+++ Entries shown +++

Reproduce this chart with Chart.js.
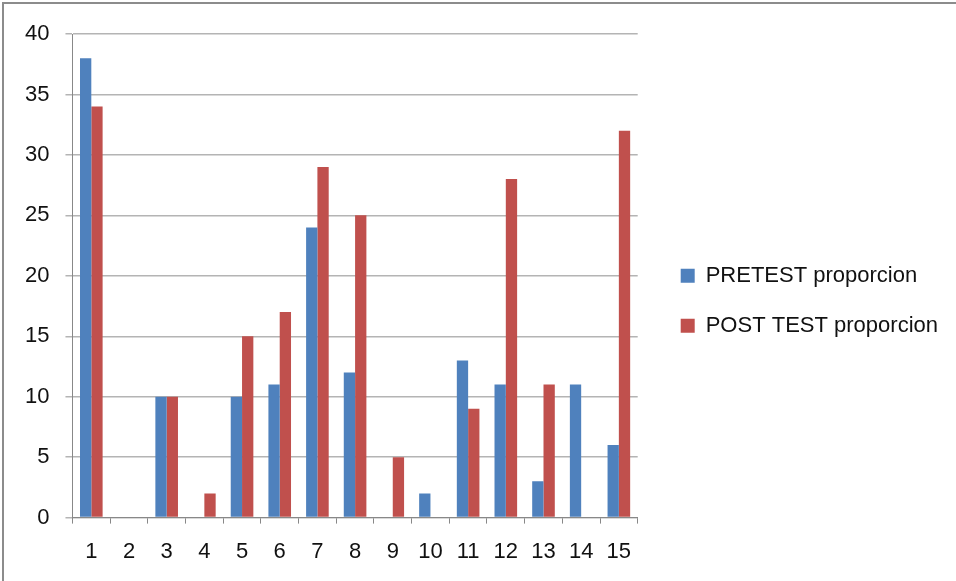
<!DOCTYPE html>
<html>
<head>
<meta charset="utf-8">
<script src="https://cdn.jsdelivr.net/npm/chart.js@4.4.0/dist/chart.umd.min.js"></script>
<style>
  html, body { margin: 0; padding: 0; background: #fff; }
  #frame {
    position: absolute; left: 2px; top: 2px; width: 960px; height: 590px;
    border-left: 2px solid #8c8c8c; border-top: 2px solid #8c8c8c;
  }
  #wrap { position: absolute; left: 0; top: 0; width: 956px; height: 581px; }
</style>
</head>
<body>
<div id="frame"></div>
<div id="wrap"><canvas id="myChart"></canvas></div>
<script>
const categories = ["1", "2", "3", "4", "5", "6", "7", "8", "9", "10", "11", "12", "13", "14", "15"];
const pretest = [38, 0, 10, 0, 10, 11, 24, 12, 0, 2, 13, 11, 3, 11, 6];
const posttest = [34, 0, 10, 2, 15, 17, 29, 25, 5, 0, 9, 28, 11, 0, 32];
const yTicks = [0, 5, 10, 15, 20, 25, 30, 35, 40];

var canvas = document.getElementById("myChart");

new Chart(canvas, {
  type: "bar",
  data: {
    labels: categories,
    datasets: [
      {
        label: "PRETEST proporcion",
        data: pretest,
        backgroundColor: "#4f81bd",
        borderWidth: 0,
      },
      {
        label: "POST TEST proporcion",
        data: posttest,
        backgroundColor: "#c0504d",
        borderWidth: 0,
      },
    ],
  },
  options: {
    responsive: true,
    maintainAspectRatio: false,
    animation: false,
    layout: {
      padding: { left: 9, top: 34, right: 8, bottom: 1 },
    },
    datasets: {
      bar: { categoryPercentage: 0.6, barPercentage: 1.0 },
    },
    plugins: {
      tooltip: { enabled: false },
      legend: {
        position: "right",
        fullSize: false,
        maxWidth: 400,
        labels: {
          font: { family: "Liberation Sans", size: 22 },
          color: "#111",
          boxWidth: 14,
          boxHeight: 14,
          padding: 28,
          // blank spacer item on top so the two real entries sit a bit lower
          generateLabels: (chart) => {
            const items = Chart.defaults.plugins.legend.labels.generateLabels(chart);
            items.unshift({
              text: "",
              fillStyle: "rgba(0,0,0,0)",
              strokeStyle: "rgba(0,0,0,0)",
              lineWidth: 0,
              hidden: false,
              datasetIndex: -1,
            });
            return items;
          },
        },
      },
    },
    scales: {
      x: {
        grid: {
          drawOnChartArea: false,
          color: "#888",
          tickLength: 6,
          offset: true,
        },
        border: { color: "#888" },
        ticks: {
          font: { family: "Liberation Sans", size: 22 },
          color: "#111",
          padding: 15,
          maxRotation: 0,
        },
      },
      y: {
        min: 0,
        max: 40,
        afterBuildTicks: (axis) => {
          axis.ticks = yTicks.map((v) => ({ value: v }));
        },
        grid: {
          color: "#b4b4b4",
          lineWidth: 1.5,
          tickLength: 7,
        },
        border: { color: "#888" },
        ticks: {
          font: { family: "Liberation Sans", size: 22 },
          color: "#111",
          padding: 16,
        },
      },
      // empty right axis, only used as a gap between plot and legend
      yGap: {
        position: "right",
        grid: { display: false },
        border: { display: false },
        ticks: { display: false },
        afterFit: (scale) => {
          scale.width = 15;
        },
      },
    },
  },
});
</script>
</body>
</html>
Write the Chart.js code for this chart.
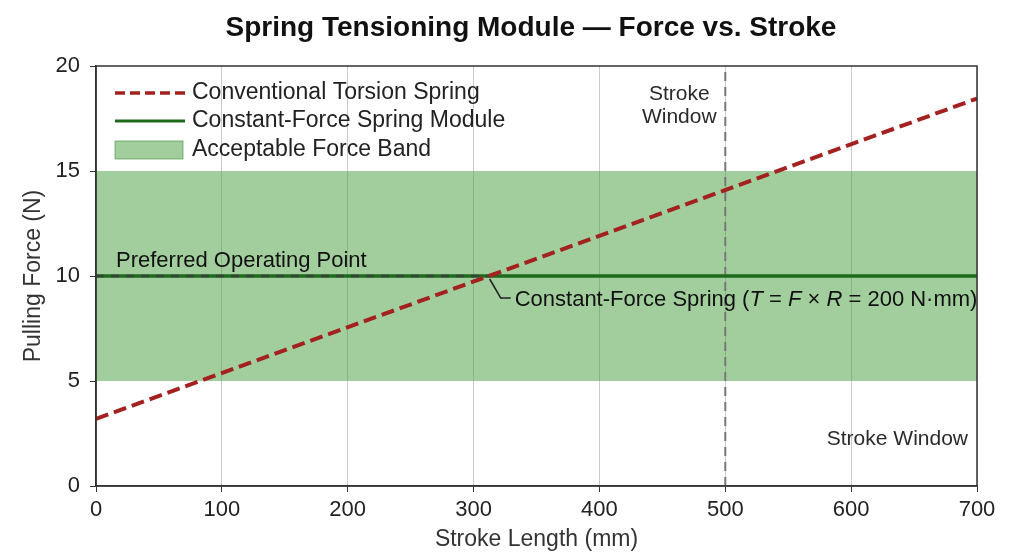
<!DOCTYPE html>
<html>
<head>
<meta charset="utf-8">
<script src="https://cdn.jsdelivr.net/npm/chart.js@4.4.0/dist/chart.umd.min.js"></script>
<style>
  html, body { margin: 0; padding: 0; background: #fff; }
  #wrap { width: 1024px; height: 559px; position: relative; }
</style>
</head>
<body>
<div id="wrap"><canvas id="chart"></canvas></div>
<script>
// Force vs. stroke data
const strokeMm = [0, 700];
const torsionForce = [3.2, 18.45];
const constantForce = [10, 10];
const bandUpper = [15, 15];
const bandLower = [5, 5];
const preferredStroke = [0, 312];
const preferredForce = [10, 10];
const windowStroke = [500, 500];
const windowForce = [0, 20];
const crossingPoint = [312, 10];
const xTicks = [0, 100, 200, 300, 400, 500, 600, 700];
const yTicks = [0, 5, 10, 15, 20];

const FONT = "'Liberation Sans', Arial, Helvetica, sans-serif";
const RED = "#a3221f";
const GREEN = "#1d6a1d";
const BAND = "rgba(70,158,60,0.5)";
const BAND_EDGE = "rgba(60,140,55,0.6)";

function pts(xs, ys) {
  return xs.map((x, i) => ({ x, y: ys[i] }));
}

// title, in-plot legend, frame and text notes
const decorations = {
  id: "decorations",
  afterDraw(chart) {
    const { ctx, chartArea: a, scales } = chart;
    const xs = scales.x, ys = scales.y;
    ctx.save();

    // frame on all four sides
    ctx.strokeStyle = "#333";
    ctx.lineWidth = 1.5;
    ctx.strokeRect(a.left, a.top, a.right - a.left, a.bottom - a.top);

    // title
    ctx.fillStyle = "#111";
    ctx.font = "bold 28px " + FONT;
    ctx.textAlign = "center";
    ctx.textBaseline = "middle";
    ctx.fillText("Spring Tensioning Module \u2014 Force vs. Stroke", 531, 28);

    // legend
    const lx = a.left + 19, lw = 70, tx = a.left + 96;
    ctx.textAlign = "left";
    ctx.lineWidth = 3.5;
    ctx.strokeStyle = RED;
    ctx.setLineDash([10, 5]);
    ctx.beginPath(); ctx.moveTo(lx, a.top + 27); ctx.lineTo(lx + lw, a.top + 27); ctx.stroke();
    ctx.setLineDash([]);
    ctx.strokeStyle = GREEN;
    ctx.lineWidth = 3;
    ctx.beginPath(); ctx.moveTo(lx, a.top + 55); ctx.lineTo(lx + lw, a.top + 55); ctx.stroke();
    ctx.fillStyle = BAND;
    ctx.fillRect(lx, a.top + 75, lw - 2, 18);
    ctx.strokeStyle = BAND_EDGE;
    ctx.lineWidth = 1;
    ctx.strokeRect(lx, a.top + 75, lw - 2, 18);
    ctx.fillStyle = "#222";
    ctx.font = "23px " + FONT;
    ctx.fillText("Conventional Torsion Spring", tx, a.top + 27);
    ctx.fillText("Constant-Force Spring Module", tx, a.top + 55);
    ctx.fillText("Acceptable Force Band", tx, a.top + 84);

    // stroke window labels
    const wx = xs.getPixelForValue(windowStroke[0]);
    ctx.fillStyle = "#2a2a2a";
    ctx.font = "21px " + FONT;
    ctx.textAlign = "center";
    ctx.fillText("Stroke", wx - 46, a.top + 28);
    ctx.fillText("Window", wx - 46, a.top + 51);
    ctx.textAlign = "right";
    ctx.fillText("Stroke Window", a.right - 9, ys.getPixelForValue(2.3) + 2);

    // preferred operating point
    ctx.fillStyle = "#111";
    ctx.font = "22px " + FONT;
    ctx.textAlign = "left";
    ctx.fillText("Preferred Operating Point", a.left + 20, ys.getPixelForValue(10) - 15);

    // leader line + constant-force note
    const cx = xs.getPixelForValue(crossingPoint[0]);
    const cy = ys.getPixelForValue(crossingPoint[1]);
    ctx.strokeStyle = "#222";
    ctx.lineWidth = 1.5;
    ctx.beginPath();
    ctx.moveTo(cx + 1, cy + 3);
    ctx.lineTo(cx + 12, cy + 22);
    ctx.lineTo(cx + 22, cy + 22);
    ctx.stroke();

    const parts = [
      ["Constant-Force Spring (", false], ["T", true], [" = ", false], ["F", true],
      [" \u00d7 ", false], ["R", true], [" = 200 N\u00b7mm)", false]
    ];
    let px = cx + 26;
    const py = cy + 24;
    ctx.textAlign = "left";
    parts.forEach(([t, it]) => {
      ctx.font = (it ? "italic " : "") + "22px " + FONT;
      ctx.fillText(t, px, py);
      px += ctx.measureText(t).width;
    });

    ctx.restore();
  }
};

new Chart(document.getElementById("chart"), {
  type: "line",
  data: {
    datasets: [
      {
        label: "Band upper",
        data: pts(strokeMm, bandUpper),
        borderColor: "rgba(0,0,0,0)",
        borderWidth: 0,
        backgroundColor: BAND,
        fill: "+1",
        pointRadius: 0,
        order: 5,
      },
      {
        label: "Band lower",
        data: pts(strokeMm, bandLower),
        borderColor: "rgba(0,0,0,0)",
        borderWidth: 0,
        fill: false,
        pointRadius: 0,
        order: 5,
      },
      {
        label: "Stroke Window",
        data: pts(windowStroke, windowForce),
        borderColor: "#777",
        borderWidth: 2,
        borderDash: [9, 6],
        fill: false,
        pointRadius: 0,
        order: 4,
      },
      {
        label: "Constant-Force Spring Module",
        data: pts(strokeMm, constantForce),
        borderColor: GREEN,
        borderWidth: 3.5,
        fill: false,
        pointRadius: 0,
        order: 3,
      },
      {
        label: "Preferred Operating Point",
        data: pts(preferredStroke, preferredForce),
        borderColor: "rgba(60,60,60,0.85)",
        borderWidth: 2.5,
        borderDash: [8, 7],
        fill: false,
        pointRadius: 0,
        order: 2,
      },
      {
        label: "Conventional Torsion Spring",
        data: pts(strokeMm, torsionForce),
        borderColor: RED,
        borderWidth: 4,
        borderDash: [13, 6],
        fill: false,
        pointRadius: 0,
        order: 1,
      },
    ],
  },
  options: {
    responsive: true,
    maintainAspectRatio: false,
    animation: false,
    layout: { padding: { top: 66, right: 47, left: 0, bottom: 0 } },
    plugins: {
      legend: { display: false },
      title: { display: false },
      tooltip: { enabled: false },
    },
    scales: {
      x: {
        type: "linear",
        min: 0,
        max: 700,
        z: 1,
        afterBuildTicks: (s) => { s.ticks = xTicks.map((v) => ({ value: v })); },
        afterFit: (s) => { s.height = 73; },
        grid: {
          color: "rgba(70,70,70,0.28)",
          lineWidth: 1,
          tickColor: "#333",
          tickLength: 6,
        },
        border: { color: "#333", width: 1.5 },
        ticks: { color: "#222", font: { family: FONT, size: 22 }, padding: 5 },
        title: {
          display: true,
          text: "Stroke Length (mm)",
          color: "#333",
          font: { family: FONT, size: 23 },
          padding: { top: 0, bottom: 6 },
        },
      },
      y: {
        type: "linear",
        min: 0,
        max: 20,
        afterBuildTicks: (s) => { s.ticks = yTicks.map((v) => ({ value: v })); },
        afterFit: (s) => { s.width = 96; },
        grid: {
          drawOnChartArea: false,
          tickColor: "#333",
          tickLength: 6,
        },
        border: { color: "#333", width: 1.5 },
        ticks: { color: "#222", font: { family: FONT, size: 22 }, padding: 10 },
        title: {
          display: true,
          text: "Pulling Force (N)",
          color: "#333",
          font: { family: FONT, size: 23 },
          padding: { top: 20, bottom: 0 },
        },
      },
    },
  },
  plugins: [decorations],
});
</script>
</body>
</html>
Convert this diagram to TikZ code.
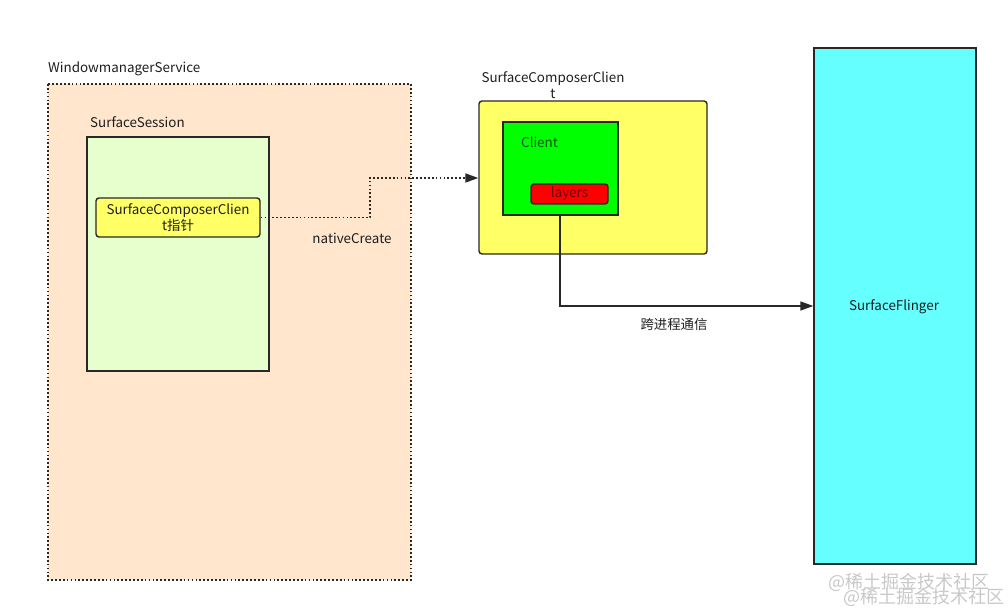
\documentclass[tikz,border=0pt]{standalone}
\usepackage{fontspec}
\setmainfont{Noto Sans CJK SC}
\usetikzlibrary{arrows.meta}
\definecolor{peach}{RGB}{255,230,204}
\definecolor{lgreen}{RGB}{230,255,204}
\definecolor{yel}{RGB}{255,255,102}
\definecolor{grn}{RGB}{0,255,0}
\definecolor{rd}{RGB}{255,0,0}
\definecolor{cyn}{RGB}{102,255,255}
\definecolor{edge}{RGB}{40,40,40}
\definecolor{txt}{RGB}{30,30,30}
\tikzset{
  lbl/.style={font=\fontsize{13.4}{15.5}\selectfont, text=txt, inner sep=0pt},
  box/.style={draw=edge, line width=1.4pt, inner sep=0pt},
  dotline/.style={draw=edge, line width=1.7pt, dash pattern=on 1.7pt off 2.2pt},
  tip/.style={-{Triangle[length=13pt,width=9pt]}}
}
\begin{document}
\begin{tikzpicture}[x=1pt,y=-1pt]
\useasboundingbox (0,0) rectangle (1008,612);
% WindowmanagerService
\path[fill=peach] (48,84) rectangle (411,580);
\draw[dotline] (48,84) rectangle (411,580);
\node[lbl, anchor=west] (wmsl) at (48,69) {WindowmanagerService};
% SurfaceSession
\node[box, fill=lgreen, minimum width=182pt, minimum height=234pt] (ss) at (178,254) {};
\node[lbl, anchor=west] (ssl) at (90,122) {SurfaceSession};
\node[box, fill=yel, rounded corners=3pt, minimum width=164pt, minimum height=39pt, align=center, font=\fontsize{13.4}{15.5}\selectfont, text=txt] (ptr) at (178,217.5) {SurfaceComposerClien\\t指针};
% SurfaceComposerClient
\node[box, fill=yel, rounded corners=3pt, minimum width=228pt, minimum height=153pt] (scc) at (593,177.5) {};
\node[lbl, align=center] (sccl) at (553,85) {SurfaceComposerClien\\t};
\node[box, fill=grn, minimum width=115pt, minimum height=93pt] (cl) at (560.5,168.5) {};
\node[lbl, anchor=west, text={rgb,255:red,0;green,90;blue,0}] (cll) at (521,142) {Client};
\node[box, fill=rd, rounded corners=3pt, minimum width=77pt, minimum height=20pt, font=\fontsize{13.4}{15.5}\selectfont, text={rgb,255:red,110;green,0;blue,0}] (ly) at (569.5,194) {layers};
% SurfaceFlinger
\node[box, fill=cyn, minimum width=162pt, minimum height=516pt] (sf) at (895,306) {};
\node[lbl] (sfl) at (894,307) {SurfaceFlinger};
% connectors
\coordinate (c1) at (370,217.5);
\coordinate (c2) at (370,178);
\draw[dotline, tip] (ptr.east) -- (c1) -- (c2) -- (scc.west |- c2);
\node[lbl] (nc) at (352,238) {nativeCreate};
\coordinate (d1) at (560,306);
\draw[draw=edge, line width=1.4pt, tip] (cl.south -| d1) -- (d1) -- (sf.west |- d1);
\node[lbl] (ipc) at (674,324) {跨进程通信};
% watermark
\node[lbl, text={rgb,255:red,200;green,200;blue,200}, font=\fontsize{18}{19}\selectfont, anchor=west] (wm1) at (828,582) {@稀土掘金技术社区};
\node[lbl, text={rgb,255:red,200;green,200;blue,200}, font=\fontsize{18}{19}\selectfont, anchor=west] (wm2) at (843,597) {@稀土掘金技术社区};
\end{tikzpicture}
\end{document}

+++

▸ **What to do**: From the line with "Write the Chart.js code for this chart." to the line with "Tensioning Module \u2014", set down those lines word for word and only those, counting both ends. Pictures stay out of the copy.

▸ **Result for this task**:
Write the Chart.js code for this chart.
<!DOCTYPE html>
<html>
<head>
<meta charset="utf-8">
<script src="https://cdn.jsdelivr.net/npm/chart.js@4.4.0/dist/chart.umd.min.js"></script>
<style>
  html, body { margin: 0; padding: 0; background: #fff; }
  #wrap { width: 1024px; height: 559px; position: relative; }
</style>
</head>
<body>
<div id="wrap"><canvas id="chart"></canvas></div>
<script>
// Force vs. stroke data
const strokeMm = [0, 700];
const torsionForce = [3.2, 18.45];
const constantForce = [10, 10];
const bandUpper = [15, 15];
const bandLower = [5, 5];
const preferredStroke = [0, 312];
const preferredForce = [10, 10];
const windowStroke = [500, 500];
const windowForce = [0, 20];
const crossingPoint = [312, 10];
const xTicks = [0, 100, 200, 300, 400, 500, 600, 700];
const yTicks = [0, 5, 10, 15, 20];

const FONT = "'Liberation Sans', Arial, Helvetica, sans-serif";
const RED = "#a3221f";
const GREEN = "#1d6a1d";
const BAND = "rgba(70,158,60,0.5)";
const BAND_EDGE = "rgba(60,140,55,0.6)";

function pts(xs, ys) {
  return xs.map((x, i) => ({ x, y: ys[i] }));
}

// title, in-plot legend, frame and text notes
const decorations = {
  id: "decorations",
  afterDraw(chart) {
    const { ctx, chartArea: a, scales } = chart;
    const xs = scales.x, ys = scales.y;
    ctx.save();

    // frame on all four sides
    ctx.strokeStyle = "#333";
    ctx.lineWidth = 1.5;
    ctx.strokeRect(a.left, a.top, a.right - a.left, a.bottom - a.top);

    // title
    ctx.fillStyle = "#111";
    ctx.font = "bold 28px " + FONT;
    ctx.textAlign = "center";
    ctx.textBaseline = "middle";
    ctx.fillText("Spring Tensioning Module \u2014 Force vs. Stroke", 531, 28);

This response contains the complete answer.